ImageI’ve seen this book many times past. Not exactly this one book but other books, films, and tales with the same basic plot: intrepid adventurers discover an ancient and secret writing or glyph well hidden in some exotic/dangerous/gruesome local. Only some obscure university professor/retired cryptographer/computer geek can decode this mysterious writing. Meantime, eeevil (keep “eeevil”) forces conduct a virulent campaign of violence and skulduggery to prevent the decoding and to keep the adventurers at bay: usually a handsome fellow and comely lass who initially are at loggerheads, then sure enough they find love, etc. Overcoming all hazards the pair get the text decoded and sure enough it details incantations to call Beelzebub to rise from Hades to purloin our souls, or reveals the scheme of some ancient religious order/military cabal/or space aliens plans to rule/destroy the world.

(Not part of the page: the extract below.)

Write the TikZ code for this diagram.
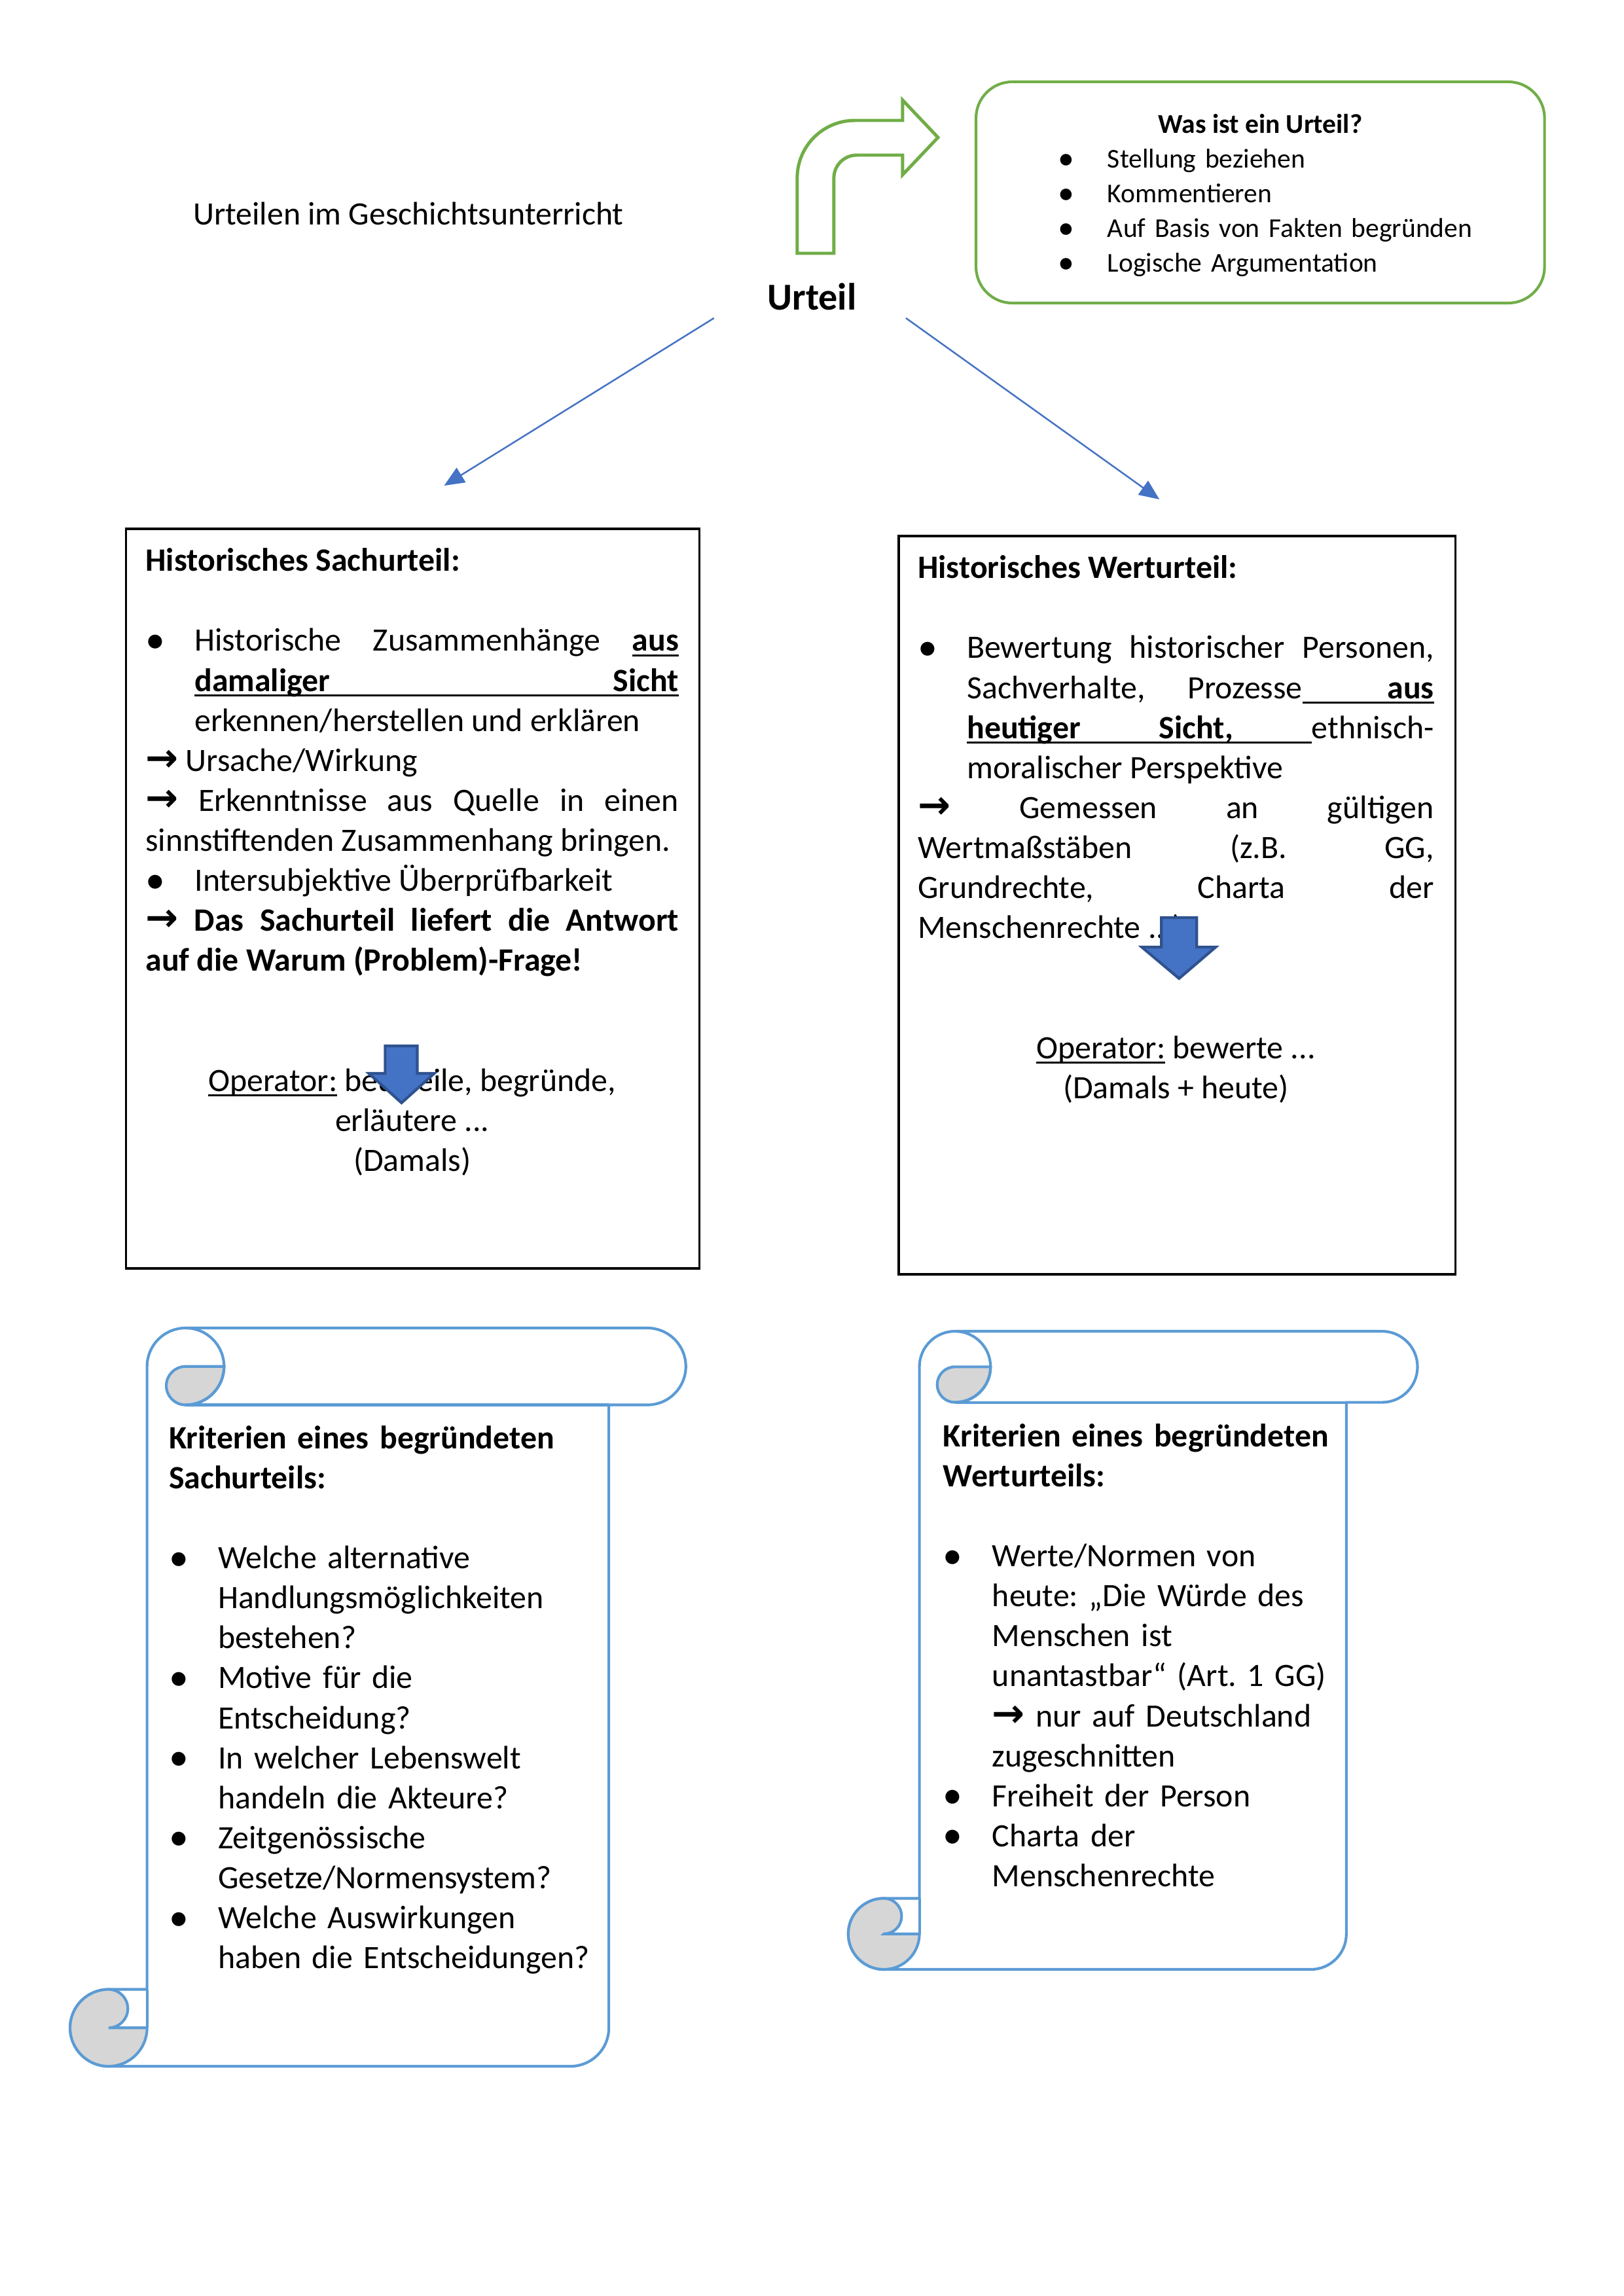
\documentclass[tikz,border=0pt]{standalone}
\usepackage{fontspec}
\usepackage{graphicx}
\setmainfont{Carlito}
\newfontfamily\arrowfont{DejaVu Sans}
\usetikzlibrary{arrows.meta,fit}
\definecolor{leaf}{HTML}{70AD47}
\definecolor{sky}{HTML}{5B9BD5}
\definecolor{royal}{HTML}{4472C4}
\definecolor{navy}{HTML}{2F528F}
\definecolor{curl}{HTML}{D6D6D6}
\frenchspacing
\tolerance=10000
\hbadness=10000

\newsavebox\ulbox
\newcommand{\ulw}[1]{\leavevmode\sbox\ulbox{#1}\rlap{\rule[-1.9pt]{\wd\ulbox}{0.7pt}}\usebox\ulbox}
\newcommand{\ulsp}{\leaders\hrule height -1.2pt depth 1.9pt\hskip\fontdimen2\font plus\fontdimen3\font minus\fontdimen4\font\relax}
\newcommand{\pfeil}{\scalebox{1.2}{\arrowfont\bfseries →}}
\newcommand{\erste}{\rule{0pt}{0.952em}}
\newcommand{\bul}{\raisebox{-0.05em}{\scalebox{1.2}{•}}}
\newcommand{\punkt}{\hangindent=6.35mm\hangafter=1\relax\makebox[6.35mm][l]{\bul}}

% vertical scroll: left, top, right, bottom, roll size
\newcommand{\scrollshape}[5]{%
  \pgfmathsetmacro{\scL}{#1+#5}\pgfmathsetmacro{\scR}{#3-#5}%
  \pgfmathsetmacro{\scH}{#5/2}\pgfmathsetmacro{\scQ}{#5/4}%
  \pgfmathsetmacro{\scLH}{#1+1.5*#5}\pgfmathsetmacro{\scLC}{#1+2*#5}%
  \pgfmathsetmacro{\scLh}{#1+#5/2}\pgfmathsetmacro{\scRh}{#3-#5/2}%
  \pgfmathsetmacro{\scTh}{#2+#5/2}\pgfmathsetmacro{\scTc}{#2+#5}%
  \pgfmathsetmacro{\scBh}{#4-#5/2}\pgfmathsetmacro{\scBc}{#4-#5}%
  \filldraw[scrollline,fill=white] (\scL,\scTh) arc[start angle=180,end angle=270,radius=\scH] -- (\scRh,#2) arc[start angle=-90,end angle=90,radius=\scH] -- (\scR,\scTc) -- (\scR,\scBh) arc[start angle=0,end angle=90,radius=\scH] -- (\scLh,#4) arc[start angle=90,end angle=270,radius=\scH] -- (\scL,\scBc) -- cycle;
  \filldraw[scrollline,fill=curl] (\scLH,\scTh) -- (\scLC,\scTh) arc[start angle=0,end angle=90,radius=\scH] arc[start angle=90,end angle=270,radius=\scQ] -- cycle;
  \filldraw[scrollline,fill=curl] (\scLh,\scBh) -- (\scL,\scBh) arc[start angle=0,end angle=270,radius=\scH] arc[start angle=270,end angle=450,radius=\scQ] -- cycle;
  \draw[scrollline] (\scR,\scTc) -- (\scLH,\scTc);
  \draw[scrollline] (\scLH,#2) arc[start angle=-90,end angle=90,radius=\scH];
  \draw[scrollline] (\scL,\scBc) -- (\scL,\scBh);
}

\begin{document}
\begin{tikzpicture}[x=0.08471mm,y=-0.08466mm,
  frame/.style={draw=black,line width=0.75pt,inner sep=0pt},
  wasframe/.style={draw=leaf,line width=1pt,rounded corners=4.7mm,inner sep=0pt},
  body/.style={inner sep=0pt,anchor=north west,font=\fontsize{12}{14.72}\selectfont},
  small/.style={inner sep=0pt,font=\fontsize{10}{12.8}\selectfont},
  link/.style={-{Triangle[length=2.6mm,width=2.2mm]},draw=royal,line width=0.6pt},
  downarrow/.style={fill=royal,draw=navy,line width=1pt},
  bent/.style={draw=leaf,line width=1.2pt,fill=white},
  scrollline/.style={draw=sky,line width=1pt}]
\useasboundingbox (0,0) rectangle (2479,3508);

% heading and centre
\node[body,anchor=base west] (title) at (294,343) {Urteilen im Geschichtsunterricht};
\node[inner sep=0pt,anchor=base west,font=\fontsize{14}{17}\selectfont\bfseries] (urteil) at (1171,473) {Urteil};

% green info box
\draw[bent] (1217,387) -- (1217,272) arc[start angle=180,end angle=270,radius=88] -- (1378,184) -- (1378,153) -- (1432,210) -- (1378,267) -- (1378,237) -- (1308,237) arc[start angle=270,end angle=180,radius=35] -- (1273,387) -- cycle;
\node[wasframe,fit={(1490,125) (2358,463)}] (wasbox) {};
\node[small,anchor=base,font=\fontsize{10}{12.8}\selectfont\bfseries] (wastitle) at (1924,203) {Was ist ein Urteil?};
\node[small,anchor=north west,text width=60mm,align=left] (waslist) at (1615,216) {\erste\makebox[6.35mm][l]{\bul}Stellung beziehen\\
\makebox[6.35mm][l]{\bul}Kommentieren\\
\makebox[6.35mm][l]{\bul}Auf Basis von Fakten begründen\\
\makebox[6.35mm][l]{\bul}Logische Argumentation};

% connectors
\coordinate (lsrc) at (1090,486);
\coordinate (ltip) at (678,742);
\coordinate (rsrc) at (1383,486);
\coordinate (rtip) at (1770,763);
\draw[link] (lsrc) -- (ltip);
\draw[link] (rsrc) -- (rtip);

% Sachurteil
\node[frame,fit={(192,808) (1068,1938)}] (sachframe) {};
\node[body,text width=68.95mm,align=justify] (sachtxt) at ([shift={(31,18)}]sachframe.north west) {\erste\textbf{Historisches Sachurteil:}\par\vspace{\baselineskip}
\punkt Historische Zusammenhänge \ulw{\textbf{aus}}\linebreak
\ulw{\textbf{damaliger}}\ulsp\ulw{\textbf{Sicht}}\linebreak
erkennen/herstellen und erklären\par
\pfeil{} Ursache/Wirkung\par
\pfeil{} Erkenntnisse aus Quelle in einen\linebreak
sinnstiftenden Zusammenhang bringen.\par
\punkt Intersubjektive Überprüfbarkeit\par
\textbf{\pfeil{} Das Sachurteil liefert die Antwort\linebreak
auf die Warum (Problem)-Frage!}\par\vspace{2\baselineskip}
{\centering\ulw{Operator:} beurteile, begründe,\linebreak
erläutere ...\linebreak
(Damals)\par}};

% Werturteil
\node[frame,fit={(1372,819) (2222,1947)}] (wertframe) {};
\node[body,text width=66.75mm,align=justify] (werttxt) at ([shift={(30,18)}]wertframe.north west) {\erste\textbf{Historisches Werturteil:}\par\vspace{\baselineskip}
\punkt Bewertung historischer Personen,\linebreak
Sachverhalte, Prozesse\ulsp\ulsp\ulw{\textbf{aus}}\linebreak
\ulw{\textbf{heutiger}}\ulsp\ulw{\textbf{Sicht,}}\ulsp ethnisch-\linebreak
moralischer Perspektive\par
\pfeil{} Gemessen an gültigen\linebreak
Wertmaßstäben (z.B. GG,\linebreak
Grundrechte, Charta der\linebreak
Menschenrechte ...)\par\vspace{2\baselineskip}
{\centering\ulw{Operator:} bewerte ...\linebreak
(Damals + heute)\par}};

\draw[downarrow] (588,1598) -- (637,1598) -- (637,1640) -- (663,1640) -- (613,1685) -- (563,1640) -- (588,1640) -- cycle;
\draw[downarrow] (1773,1402) -- (1827,1402) -- (1827,1447) -- (1856,1447) -- (1800,1495) -- (1743,1447) -- (1773,1447) -- cycle;

% scrolls
\scrollshape{107}{2029}{1047}{3157}{117.5}
\node[body,text width=56mm,align=left] (sachkrit) at (257,2165) {\erste\textbf{Kriterien eines begründeten\linebreak Sachurteils:}\par\vspace{\baselineskip}
\punkt Welche alternative\linebreak Handlungsmöglichkeiten\linebreak bestehen?\par
\punkt Motive für die\linebreak Entscheidung?\par
\punkt In welcher Lebenswelt\linebreak handeln die Akteure?\par
\punkt Zeitgenössische\linebreak Gesetze/Normensystem?\par
\punkt Welche Auswirkungen\linebreak haben die Entscheidungen?\par};

\scrollshape{1295}{2034}{2164}{3009}{108.6}
\node[body,text width=52mm,align=left] (wertkrit) at (1439,2162) {\erste\textbf{Kriterien eines begründeten\linebreak Werturteils:}\par\vspace{\baselineskip}
\punkt Werte/Normen von\linebreak heute: „Die Würde des\linebreak Menschen ist\linebreak unantastbar“ (Art. 1 GG)\linebreak \pfeil{} nur auf Deutschland\linebreak zugeschnitten\par
\punkt Freiheit der Person\par
\punkt Charta der\linebreak Menschenrechte\par};
\end{tikzpicture}
\end{document}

Back to the book. The Last Prophecy is seriously overwritten in codswallop: 414 pages of small print in the paperback edition. The flood of words becloud the thrust of an obscure and typically thin plot. The narrative lacks coherence making it difficult to comprehend—it wanders from local to local introducing different characters with agendas that seem to be disconnected. We are inundated with ornamental minutiae that muddle the narrative making this tome even more difficult to follow—it’s just so much unnecessary word filler. Another negative I have with this book is that the author suffused the narrative with screeds about how awful/brutal/inhuman the Israelis treat the downtrodden, deserving, and debauched Palestinians. Lastly, at last, the plot is contrived to a crippling fault in several scenes as the Deus ex machina saves our daring-do characters from a fate worse than death, or even worse.

Actually, stripped with extremely sharp editing, this book would make a straight forward, interesting adventure novella of 50K words or thereabouts.